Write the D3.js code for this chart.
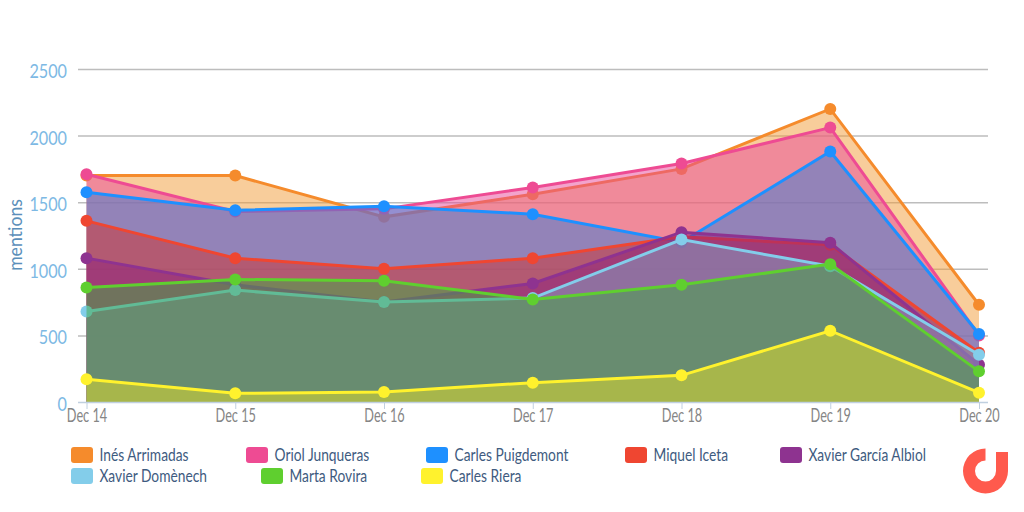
<!DOCTYPE html>
<html>
<head>
<meta charset="utf-8">
<script src="https://cdnjs.cloudflare.com/ajax/libs/d3/7.8.5/d3.min.js"></script>
<style>
  html, body { margin: 0; padding: 0; background: #fff; }
  svg { display: block; }
  text { font-family: Lato, "Noto Sans", sans-serif; }
  .grid line { stroke: #bdbdbd; stroke-width: 1.5; }
  .grid path { display: none; }
</style>
</head>
<body>
<svg id="chart" width="1024" height="512"></svg>
<script>
var days = ["Dec 14", "Dec 15", "Dec 16", "Dec 17", "Dec 18", "Dec 19", "Dec 20"];
var yTicks = [0, 500, 1000, 1500, 2000, 2500];

var names = ["Inés Arrimadas", "Oriol Junqueras", "Carles Puigdemont", "Miquel Iceta",
  "Xavier García Albiol", "Xavier Domènech", "Marta Rovira", "Carles Riera"];
var colores = ["#f58b2c", "#ee4b93", "#1e90ff", "#ef4631", "#8e3390", "#83cdea", "#5fcf2f", "#fff22d"];
var rellenos = ["#f19b37", "#e84799", "#367cd6", "#d3312c", "#8d1e7e", "#80a2c6", "#40aa41", "#e6e026"];

var ines = [1700, 1700, 1390, 1560, 1750, 2200, 730];
var oriol = [1710, 1430, 1450, 1610, 1790, 2060, 500];
var puigdemont = [1575, 1440, 1470, 1410, 1200, 1880, 510];
var iceta = [1360, 1080, 1000, 1080, 1240, 1180, 370];
var albiol = [1080, 880, 750, 890, 1275, 1195, 280];
var domenech = [680, 840, 750, 780, 1220, 1020, 355];
var rovira = [860, 920, 910, 770, 880, 1035, 230];
var riera = [170, 65, 75, 145, 200, 535, 70];
var series = [ines, oriol, puigdemont, iceta, albiol, domenech, rovira, riera];

var svg = d3.select("#chart");
var x = d3.scalePoint().domain(days).range([86.5, 979]);
var y = d3.scaleLinear().domain([0, 2500]).range([402, 69]);

// squeeze text, the original font is a narrow one
function estrecho(sel, k) {
  sel.each(function() {
    this.setAttribute("textLength", this.getComputedTextLength() * k);
    this.setAttribute("lengthAdjust", "spacingAndGlyphs");
  });
}

// grid
svg.append("g").attr("class", "grid")
  .attr("transform", "translate(78,0)")
  .call(d3.axisRight(y).tickValues(yTicks.slice(1)).tickSize(910).tickFormat(""));

// series, each one on top of the one before
var area = d3.area().x(function(d, i) { return x(days[i]); }).y0(y(0)).y1(function(d) { return y(d); });
var line = d3.line().x(function(d, i) { return x(days[i]); }).y(function(d) { return y(d); });

var grupos = svg.selectAll("g.serie").data(series).enter().append("g").attr("class", "serie");
grupos.append("path").attr("d", area)
  .attr("fill", function(d, i) { return rellenos[i]; }).attr("fill-opacity", 0.5);
grupos.append("path").attr("d", line).attr("fill", "none").attr("stroke-width", 3)
  .attr("stroke", function(d, i) { return colores[i]; });
grupos.each(function(d, i) {
  d3.select(this).selectAll("circle").data(d).enter().append("circle")
    .attr("cx", function(v, j) { return x(days[j]); })
    .attr("cy", function(v) { return y(v); })
    .attr("r", 6).attr("fill", colores[i]);
});

// x axis
var ejeX = svg.append("g").attr("transform", "translate(0,402)")
  .call(d3.axisBottom(x).tickSize(7).tickPadding(0));
ejeX.select("path").remove();
svg.append("line").attr("x1", 78).attr("x2", 988).attr("y1", 402.5).attr("y2", 402.5)
  .attr("stroke", "#c0d0e0").attr("stroke-width", 1.5);
ejeX.selectAll("line").attr("stroke", "#c0d0e0");
ejeX.selectAll("text").attr("fill", "#858585").style("font-size", "19px").call(estrecho, 0.67);

// y labels
var ejeY = svg.append("g").attr("transform", "translate(78,2)")
  .call(d3.axisLeft(y).tickValues(yTicks).tickSize(0).tickPadding(11).tickFormat(d3.format("d")));
ejeY.select("path").remove();
ejeY.selectAll("text").attr("fill", "#7db9e4").style("font-size", "20px").call(estrecho, 0.81);

svg.append("text").attr("transform", "translate(22,235) rotate(-90)")
  .attr("text-anchor", "middle").attr("fill", "#5b8fba").style("font-size", "20px").text("mentions")
  .call(estrecho, 0.88);

// legend
var leyendaX = [71, 246, 426, 625, 780, 71, 261, 421];
var leyendaY = [447, 447, 447, 447, 447, 468, 468, 468];
var items = svg.selectAll("g.item").data(names).enter().append("g").attr("class", "item")
  .attr("transform", function(d, i) { return "translate(" + leyendaX[i] + "," + leyendaY[i] + ")"; });
items.append("rect").attr("width", 22).attr("height", 16).attr("rx", 3)
  .attr("fill", function(d, i) { return colores[i]; });
items.append("text").attr("x", 28.5).attr("y", 14).attr("fill", "#3e5b80")
  .style("font-size", "17px").text(function(d) { return d; }).call(estrecho, 0.81);

// logo
var logo = svg.append("g").attr("transform", "translate(985.5,471)").attr("fill", "#ff5a4d");
logo.append("path").attr("d", d3.arc().innerRadius(10.5).outerRadius(22.5)
  .startAngle(Math.PI / 2).endAngle(Math.PI * 2)());
logo.append("rect").attr("x", 10.5).attr("y", -19).attr("width", 12).attr("height", 19);
</script>
</body>
</html>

========================================================================

-- Written task --
Output the data exactly. Pictures don't belong in the result.

-- Final result --
Write the D3.js code for this chart.
<!DOCTYPE html>
<html>
<head>
<meta charset="utf-8">
<script src="https://cdnjs.cloudflare.com/ajax/libs/d3/7.8.5/d3.min.js"></script>
<style>
  html, body { margin: 0; padding: 0; background: #fff; }
  svg { display: block; }
  text { font-family: Lato, "Noto Sans", sans-serif; }
  .grid line { stroke: #bdbdbd; stroke-width: 1.5; }
  .grid path { display: none; }
</style>
</head>
<body>
<svg id="chart" width="1024" height="512"></svg>
<script>
var days = ["Dec 14", "Dec 15", "Dec 16", "Dec 17", "Dec 18", "Dec 19", "Dec 20"];
var yTicks = [0, 500, 1000, 1500, 2000, 2500];

var names = ["Inés Arrimadas", "Oriol Junqueras", "Carles Puigdemont", "Miquel Iceta",
  "Xavier García Albiol", "Xavier Domènech", "Marta Rovira", "Carles Riera"];
var colores = ["#f58b2c", "#ee4b93", "#1e90ff", "#ef4631", "#8e3390", "#83cdea", "#5fcf2f", "#fff22d"];
var rellenos = ["#f19b37", "#e84799", "#367cd6", "#d3312c", "#8d1e7e", "#80a2c6", "#40aa41", "#e6e026"];

var ines = [1700, 1700, 1390, 1560, 1750, 2200, 730];
var oriol = [1710, 1430, 1450, 1610, 1790, 2060, 500];
var puigdemont = [1575, 1440, 1470, 1410, 1200, 1880, 510];
var iceta = [1360, 1080, 1000, 1080, 1240, 1180, 370];
var albiol = [1080, 880, 750, 890, 1275, 1195, 280];
var domenech = [680, 840, 750, 780, 1220, 1020, 355];
var rovira = [860, 920, 910, 770, 880, 1035, 230];
var riera = [170, 65, 75, 145, 200, 535, 70];
var series = [ines, oriol, puigdemont, iceta, albiol, domenech, rovira, riera];

var svg = d3.select("#chart");
var x = d3.scalePoint().domain(days).range([86.5, 979]);
var y = d3.scaleLinear().domain([0, 2500]).range([402, 69]);

// squeeze text, the original font is a narrow one
function estrecho(sel, k) {
  sel.each(function() {
    this.setAttribute("textLength", this.getComputedTextLength() * k);
    this.setAttribute("lengthAdjust", "spacingAndGlyphs");
  });
}

// grid
svg.append("g").attr("class", "grid")
  .attr("transform", "translate(78,0)")
  .call(d3.axisRight(y).tickValues(yTicks.slice(1)).tickSize(910).tickFormat(""));

// series, each one on top of the one before
var area = d3.area().x(function(d, i) { return x(days[i]); }).y0(y(0)).y1(function(d) { return y(d); });
var line = d3.line().x(function(d, i) { return x(days[i]); }).y(function(d) { return y(d); });

var grupos = svg.selectAll("g.serie").data(series).enter().append("g").attr("class", "serie");
grupos.append("path").attr("d", area)
  .attr("fill", function(d, i) { return rellenos[i]; }).attr("fill-opacity", 0.5);
grupos.append("path").attr("d", line).attr("fill", "none").attr("stroke-width", 3)
  .attr("stroke", function(d, i) { return colores[i]; });
grupos.each(function(d, i) {
  d3.select(this).selectAll("circle").data(d).enter().append("circle")
    .attr("cx", function(v, j) { return x(days[j]); })
    .attr("cy", function(v) { return y(v); })
    .attr("r", 6).attr("fill", colores[i]);
});

// x axis
var ejeX = svg.append("g").attr("transform", "translate(0,402)")
  .call(d3.axisBottom(x).tickSize(7).tickPadding(0));
ejeX.select("path").remove();
svg.append("line").attr("x1", 78).attr("x2", 988).attr("y1", 402.5).attr("y2", 402.5)
  .attr("stroke", "#c0d0e0").attr("stroke-width", 1.5);
ejeX.selectAll("line").attr("stroke", "#c0d0e0");
ejeX.selectAll("text").attr("fill", "#858585").style("font-size", "19px").call(estrecho, 0.67);

// y labels
var ejeY = svg.append("g").attr("transform", "translate(78,2)")
  .call(d3.axisLeft(y).tickValues(yTicks).tickSize(0).tickPadding(11).tickFormat(d3.format("d")));
ejeY.select("path").remove();
ejeY.selectAll("text").attr("fill", "#7db9e4").style("font-size", "20px").call(estrecho, 0.81);

svg.append("text").attr("transform", "translate(22,235) rotate(-90)")
  .attr("text-anchor", "middle").attr("fill", "#5b8fba").style("font-size", "20px").text("mentions")
  .call(estrecho, 0.88);

// legend
var leyendaX = [71, 246, 426, 625, 780, 71, 261, 421];
var leyendaY = [447, 447, 447, 447, 447, 468, 468, 468];
var items = svg.selectAll("g.item").data(names).enter().append("g").attr("class", "item")
  .attr("transform", function(d, i) { return "translate(" + leyendaX[i] + "," + leyendaY[i] + ")"; });
items.append("rect").attr("width", 22).attr("height", 16).attr("rx", 3)
  .attr("fill", function(d, i) { return colores[i]; });
items.append("text").attr("x", 28.5).attr("y", 14).attr("fill", "#3e5b80")
  .style("font-size", "17px").text(function(d) { return d; }).call(estrecho, 0.81);

// logo
var logo = svg.append("g").attr("transform", "translate(985.5,471)").attr("fill", "#ff5a4d");
logo.append("path").attr("d", d3.arc().innerRadius(10.5).outerRadius(22.5)
  .startAngle(Math.PI / 2).endAngle(Math.PI * 2)());
logo.append("rect").attr("x", 10.5).attr("y", -19).attr("width", 12).attr("height", 19);
</script>
</body>
</html>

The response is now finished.